## WORK REQUIRED
Retype every line from the start of the data down to and including the line with "const xTicks = [75, 80, 85, 90, 95, 100];". Skip the pictures.
:: INFORMATION PROVIDED
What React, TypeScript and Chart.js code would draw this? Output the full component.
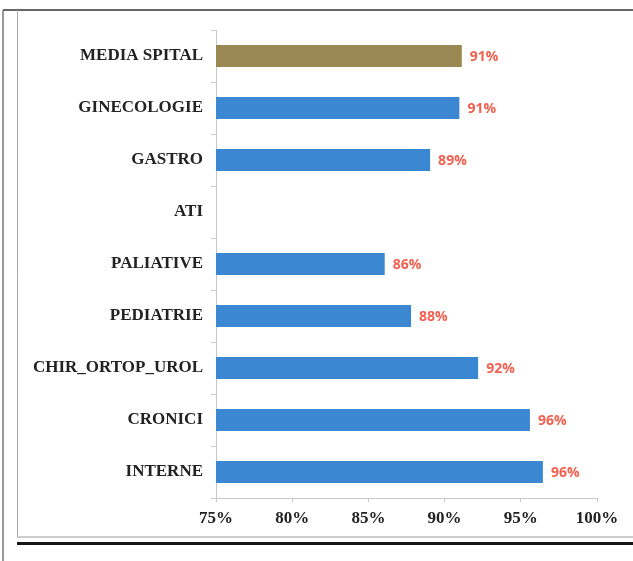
import React, { useEffect, useRef } from "react";
import { Chart, registerables } from "chart.js";

Chart.register(...registerables);

const categories = [
  "MEDIA SPITAL",
  "GINECOLOGIE",
  "GASTRO",
  "ATI",
  "PALIATIVE",
  "PEDIATRIE",
  "CHIR_ORTOP_UROL",
  "CRONICI",
  "INTERNE",
];
const values: (number | null)[] = [91.13, 90.97, 89.05, null, 86.07, 87.8, 92.2, 95.6, 96.45];
const barColors = [
  "#9a8853",
  "#3c87d1",
  "#3c87d1",
  "#3c87d1",
  "#3c87d1",
  "#3c87d1",
  "#3c87d1",
  "#3c87d1",
  "#3c87d1",
];
const xTicks = [75, 80, 85, 90, 95, 100];

const framePlugin = {
  id: "frame",
  beforeDraw(chart: any) {
    const ctx = chart.ctx;
    const W = chart.width;
    const H = chart.height;
    ctx.save();
    ctx.fillStyle = "#ffffff";
    ctx.fillRect(0, 0, W, H);
    const line = (x1: number, y1: number, x2: number, y2: number, c: string, w: number) => {
      ctx.beginPath();
      ctx.strokeStyle = c;
      ctx.lineWidth = w;
      ctx.moveTo(x1, y1);
      ctx.lineTo(x2, y2);
      ctx.stroke();
    };
    line(3, 10, 3, H, "#777777", 1.5);
    line(3, 10, W, 10, "#666666", 2);
    line(17.5, 10, 17.5, 537, "#aaaaaa", 1);
    line(17, 537, W, 537, "#bbbbbb", 1.5);
    line(17, 543.5, W, 543.5, "#151515", 3);
    ctx.restore();
  },
};

const labelPlugin = {
  id: "barLabels",
  afterDatasetsDraw(chart: any) {
    const ctx = chart.ctx;
    const meta = chart.getDatasetMeta(0);
    const data = chart.data.datasets[0].data;
    ctx.save();
    ctx.font = "bold 14px 'Open Sans', 'Liberation Sans', sans-serif";
    ctx.fillStyle = "#f2604f";
    ctx.textAlign = "left";
    ctx.textBaseline = "middle";
    meta.data.forEach((el: any, i: number) => {
      const v = data[i];
      if (v === null || v === undefined) return;
      ctx.fillText(Math.round(v) + "%", el.x + 8, el.y + 1);
    });
    ctx.restore();
  },
};

export default function App() {
  const ref = useRef<HTMLCanvasElement | null>(null);
  useEffect(() => {
    if (!ref.current) return;
    const chart = new Chart(ref.current, {
      type: "bar",
      data: {
        labels: categories,
        datasets: [
          {
            data: values as any,
            backgroundColor: barColors,
            borderWidth: 0,
            categoryPercentage: 1,
            barPercentage: 0.42,
          },
        ],
      },
      options: {
        indexAxis: "y",
        animation: false,
        responsive: false,
        layout: { padding: { left: 0, right: 36, top: 30, bottom: 23 } },
        plugins: { legend: { display: false }, tooltip: { enabled: false } },
        scales: {
          x: {
            min: 75,
            max: 100,
            afterBuildTicks: (s: any) => {
              s.ticks = xTicks.map((v) => ({ value: v }));
            },
            afterFit: (s: any) => {
              s.height = 40;
            },
            ticks: {
              callback: (v: any) => v + "%",
              color: "#222222",
              padding: 6,
              font: { family: "'Liberation Serif', 'Times New Roman', serif", size: 17, weight: "bold" },
            },
            grid: { drawOnChartArea: false, drawTicks: true, tickLength: 4, color: "#c8c8c8" },
            border: { display: true, color: "#c8c8c8" },
          },
          y: {
            afterFit: (s: any) => {
              s.width = 216;
            },
            ticks: {
              color: "#222222",
              padding: 8,
              font: { family: "'Liberation Serif', 'Times New Roman', serif", size: 17, weight: "bold" },
            },
            grid: { drawOnChartArea: false, drawTicks: true, tickLength: 5, color: "#c8c8c8" },
            border: { display: true, color: "#c8c8c8" },
          },
        },
      },
      plugins: [framePlugin, labelPlugin],
    });
    return () => chart.destroy();
  }, []);
  return (
    <div style={{ position: "absolute", left: 0, top: 0, width: 633, height: 561, background: "#fff" }}>
      <canvas ref={ref} width={633} height={561} style={{ display: "block" }} />
    </div>
  );
}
::::
## SOLUTION FOR THIS TASK
What React, TypeScript and Chart.js code would draw this? Output the full component.
import React, { useEffect, useRef } from "react";
import { Chart, registerables } from "chart.js";

Chart.register(...registerables);

const categories = [
  "MEDIA SPITAL",
  "GINECOLOGIE",
  "GASTRO",
  "ATI",
  "PALIATIVE",
  "PEDIATRIE",
  "CHIR_ORTOP_UROL",
  "CRONICI",
  "INTERNE",
];
const values: (number | null)[] = [91.13, 90.97, 89.05, null, 86.07, 87.8, 92.2, 95.6, 96.45];
const barColors = [
  "#9a8853",
  "#3c87d1",
  "#3c87d1",
  "#3c87d1",
  "#3c87d1",
  "#3c87d1",
  "#3c87d1",
  "#3c87d1",
  "#3c87d1",
];
const xTicks = [75, 80, 85, 90, 95, 100];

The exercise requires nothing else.